The Two Faces of Materiality

Richard A. Booth

To make out a claim for securities fraud under federal law, a plaintiff must plead and prove the misrepresentation of a material fact. The Supreme Court has repeatedly defined a material fact as one that would be important to a reasonable investor in deciding how to act in that it would change the total mix of information—although it need not necessarily change the ultimate decision of the investor as to how to vote or whether to trade. The courts have also defined a material fact as one that would affect market price—which clearly implies that it must have changed the decisions of some investors. Although these two definitions of materiality appear to conflict, they can be reconciled as alternative expressions of the same standard, the former referring to individual investors and the latter referring to investors in the aggregate.
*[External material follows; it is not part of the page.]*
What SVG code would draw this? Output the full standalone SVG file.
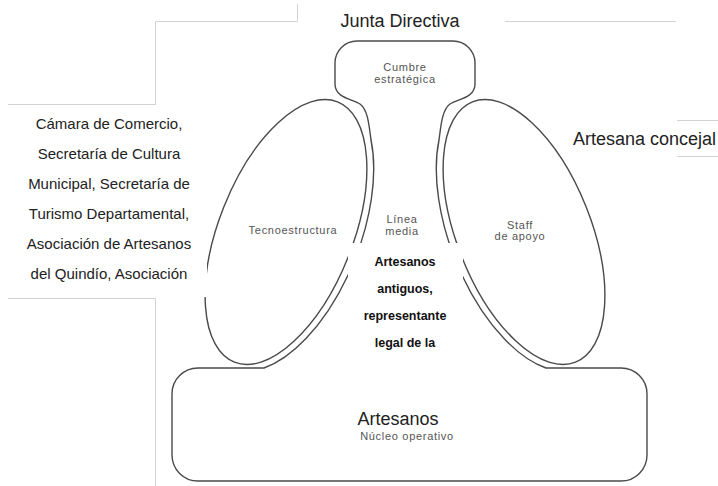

Indeed, the Supreme Court has held a fact cannot be material if it cannot matter to the ultimate outcome, suggesting that a fact cannot be material if it does not affect the behavior of a number of investors sufficient to move the market. Arguably, it would be appropriate to consider price impact in connection with the decision to certify a securities fraud action as a class action under the fraud on the market (FOTM) theory since a class action involves the claims of investors in the aggregate and since price impact need not be dispositive as to the merits of the individual claim of the lead plaintiff who may be able to recover under the individual investor standard. The Supreme Court foreclosed that option in its Amgen decision, possibly for fear that failure to determine materiality in the context of a class action might lead to a multiplicity of lawsuits. Nevertheless, the Amgen Court stated that determination of the question may be appropriate on summary judgment even though earlier decisions have emphasized that materiality is a matter of fact that should not be decided by any bright line test. Moreover, in focusing on materiality as a matter of merit, Amgen says nothing about when a court should consider other grounds for rebutting the FOTM presumption of reliance based on the likelihood that the plaintiff class includes significant numbers of atypical investors who may have been indifferent to company-specific market prices and thus may not be adequately represented in a class action.